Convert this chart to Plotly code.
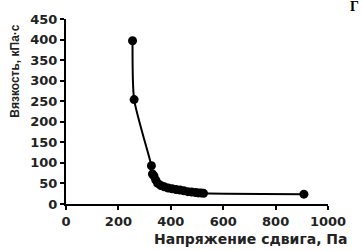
import plotly.graph_objects as go

stress = [254, 260, 326, 330, 336, 343, 350, 362, 375, 390, 405, 420, 435, 450, 465, 480, 495, 505, 515, 525, 908]
viscosity = [397, 254, 93, 73, 68, 58, 50, 45, 42, 39, 37, 35, 34, 32, 30, 29, 28, 27, 27, 26, 24]

x_ticks = [0, 200, 400, 600, 800, 1000]
y_ticks = [0, 50, 100, 150, 200, 250, 300, 350, 400, 450]

tick_font = "DejaVu Sans"
title_font = "Liberation Sans"

fig = go.Figure()
fig.add_trace(go.Scatter(
    x=stress, y=viscosity, mode="lines+markers",
    line=dict(color="black", width=2, shape="spline", smoothing=0.6),
    marker=dict(color="black", size=9),
    showlegend=False,
))

axis_common = dict(
    showgrid=False, zeroline=False, showline=True, linecolor="black", linewidth=2,
    ticks="outside", tickcolor="black", ticklen=4, tickwidth=2,
    tickfont=dict(family=tick_font, size=13, color="#222"),
)
fig.update_xaxes(range=[0, 1000], tickvals=x_ticks,
                 ticktext=[f"<b>{v}</b>" for v in x_ticks], **axis_common)
fig.update_yaxes(range=[0, 450], tickvals=y_ticks,
                 ticktext=[f"<b>{v}</b>" for v in y_ticks], **axis_common)

fig.update_layout(
    width=362, height=251,
    margin=dict(l=66, r=34, t=16, b=47),
    plot_bgcolor="white", paper_bgcolor="white",
    annotations=[
        dict(text="<b>Вязкость, кПа·с</b>", xref="paper", yref="paper",
             x=-0.195, y=0.72, textangle=-90, showarrow=False,
             font=dict(family=title_font, size=12, color="#222"),
             xanchor="center", yanchor="middle"),
        dict(text="<b>Напряжение сдвига, Па</b>", xref="paper", yref="paper",
             x=1.085, y=-0.19, showarrow=False,
             font=dict(family=tick_font, size=14, color="#222"),
             xanchor="right", yanchor="middle"),
        dict(text="<b>Г</b>", xref="paper", yref="paper",
             x=1.1, y=1.065, showarrow=False,
             font=dict(family="Liberation Serif", size=14, color="black"),
             xanchor="center", yanchor="middle"),
    ],
)

fig.write_html("out.html", config={"displayModeBar": False},
               post_script="document.body.style.margin='0';document.body.style.overflow='hidden';")
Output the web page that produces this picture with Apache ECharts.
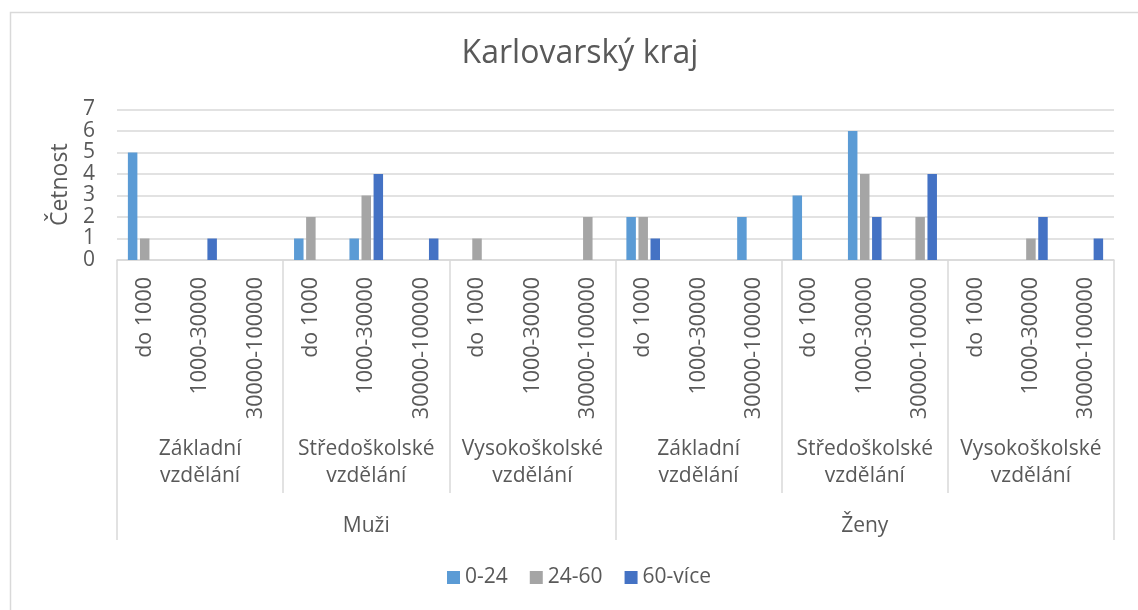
<!DOCTYPE html>
<html><head><meta charset="utf-8">
<script src="https://cdn.jsdelivr.net/npm/echarts@6/dist/echarts.min.js"></script>
<style>html,body{margin:0;padding:0;background:#fff}#c{width:1138px;height:610px}</style>
</head><body><div id="c"></div>
<script>
const chartTitle = 'Karlovarský kraj';
const yAxisName = 'Četnost';
const genders = ['Muži', 'Ženy'];
const educations = ['Základní\nvzdělání', 'Středoškolské\nvzdělání', 'Vysokoškolské\nvzdělání'];
const incomes = ['do 1000', '1000-30000', '30000-100000'];
const seriesNames = ['0-24', '24-60', '60-více'];
// order: Muži(Základní, Středoškolské, Vysokoškolské) then Ženy(...), each with 3 income levels
const vals0_24   = [5,0,0, 1,1,0, 0,0,0, 2,0,2, 3,6,0, 0,0,0];
const vals24_60  = [1,0,0, 2,3,0, 1,0,2, 2,0,0, 0,4,2, 0,1,0];
const vals60vice = [0,1,0, 0,4,1, 0,0,0, 1,0,0, 0,2,4, 0,2,1];
const yMin = 0, yMax = 7, yInterval = 1;

const colors = ['#5B9BD5', '#A5A5A5', '#4472C4'];
const FONT = '"Open Sans", "Noto Sans", sans-serif';
const TXT = '#595959';
const LINE = '#D9D9D9';

const leafCats = [], eduCats = [];
genders.forEach(g => educations.forEach(e => {
  eduCats.push(g + '|' + e);
  incomes.forEach(i => leafCats.push(g + '|' + e + '|' + i));
}));
const lastPart = s => s.split('|').pop();
const seriesData = [vals0_24, vals24_60, vals60vice];

const chart = echarts.init(document.getElementById('c'), null, {renderer: 'canvas'});
chart.setOption({
  animation: false,
  backgroundColor: '#fff',
  textStyle: {fontFamily: FONT},
  graphic: [{
    type: 'rect', left: 8, top: 10, silent: true,
    shape: {width: 1200, height: 700},
    style: {fill: 'none', stroke: LINE, lineWidth: 1.5}
  }],
  title: {
    text: chartTitle, left: 575, top: 33, textAlign: 'center',
    textStyle: {fontFamily: FONT, fontSize: 32, fontWeight: 'normal', color: TXT}
  },
  legend: {
    data: seriesNames, left: 442, top: 562, icon: 'rect',
    itemWidth: 13, itemHeight: 13, itemGap: 22,
    textStyle: {fontFamily: FONT, fontSize: 21, color: TXT}
  },
  grid: {left: 117, right: 24, top: 109.5, bottom: 350, containLabel: false},
  xAxis: [
    {
      type: 'category', data: leafCats, position: 'bottom',
      axisLine: {lineStyle: {color: LINE, width: 1.5}},
      axisTick: {show: false},
      axisLabel: {interval: 0, rotate: 90, margin: 17, fontSize: 21.5, color: TXT, fontFamily: FONT,
        formatter: lastPart}
    },
    {
      type: 'category', data: eduCats, position: 'bottom', offset: 233,
      axisLine: {show: false},
      axisTick: {show: true, inside: true, length: 233, interval: 0, lineStyle: {color: LINE, width: 1.5}},
      axisLabel: {interval: 0, inside: true, margin: 3, fontSize: 21, lineHeight: 27, color: TXT, fontFamily: FONT,
        formatter: lastPart}
    },
    {
      type: 'category', data: genders, position: 'bottom', offset: 280,
      axisLine: {show: false},
      axisTick: {show: true, inside: true, length: 280, interval: 0, lineStyle: {color: LINE, width: 1.5}},
      axisLabel: {interval: 0, inside: true, margin: 3, fontSize: 21, color: TXT, fontFamily: FONT}
    }
  ],
  yAxis: {
    type: 'value', min: yMin, max: yMax, interval: yInterval,
    name: yAxisName, nameLocation: 'middle', nameGap: 44, nameRotate: 90,
    nameTextStyle: {fontSize: 23, color: TXT, fontFamily: FONT},
    axisLine: {show: false}, axisTick: {show: false},
    axisLabel: {fontSize: 21, color: TXT, margin: 22, fontFamily: FONT},
    splitLine: {lineStyle: {color: LINE, width: 1.5}}
  },
  series: seriesNames.map((n, k) => ({
    name: n, type: 'bar', xAxisIndex: 0, data: seriesData[k],
    barWidth: 9.5, barGap: '27%',
    itemStyle: {color: colors[k]}
  }))
});
</script></body></html>
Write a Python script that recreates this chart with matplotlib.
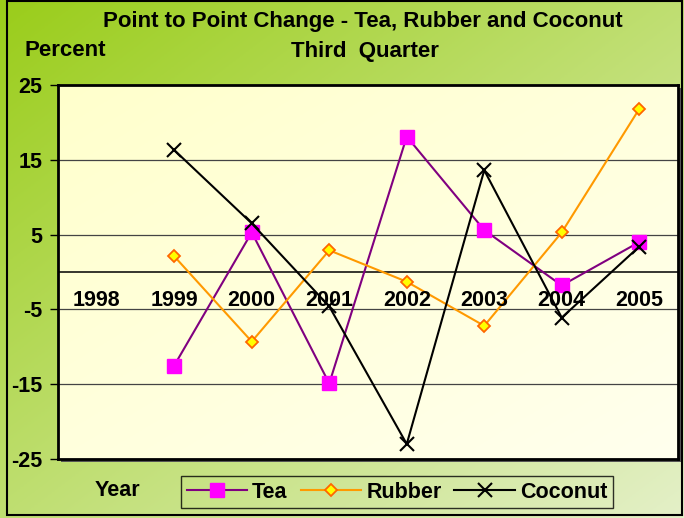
◆ ◆ ◆ ◆ ◆ ◆ ◆
### Requirement
Reproduce the records above from their first line to the line bearing "in y_ticks], **axis_common)", both ends included, leaving every picture out.

### The response
Convert this chart to Plotly code.
import plotly.graph_objects as go

stress = [254, 260, 326, 330, 336, 343, 350, 362, 375, 390, 405, 420, 435, 450, 465, 480, 495, 505, 515, 525, 908]
viscosity = [397, 254, 93, 73, 68, 58, 50, 45, 42, 39, 37, 35, 34, 32, 30, 29, 28, 27, 27, 26, 24]

x_ticks = [0, 200, 400, 600, 800, 1000]
y_ticks = [0, 50, 100, 150, 200, 250, 300, 350, 400, 450]

tick_font = "DejaVu Sans"
title_font = "Liberation Sans"

fig = go.Figure()
fig.add_trace(go.Scatter(
    x=stress, y=viscosity, mode="lines+markers",
    line=dict(color="black", width=2, shape="spline", smoothing=0.6),
    marker=dict(color="black", size=9),
    showlegend=False,
))

axis_common = dict(
    showgrid=False, zeroline=False, showline=True, linecolor="black", linewidth=2,
    ticks="outside", tickcolor="black", ticklen=4, tickwidth=2,
    tickfont=dict(family=tick_font, size=13, color="#222"),
)
fig.update_xaxes(range=[0, 1000], tickvals=x_ticks,
                 ticktext=[f"<b>{v}</b>" for v in x_ticks], **axis_common)
fig.update_yaxes(range=[0, 450], tickvals=y_ticks,
                 ticktext=[f"<b>{v}</b>" for v in y_ticks], **axis_common)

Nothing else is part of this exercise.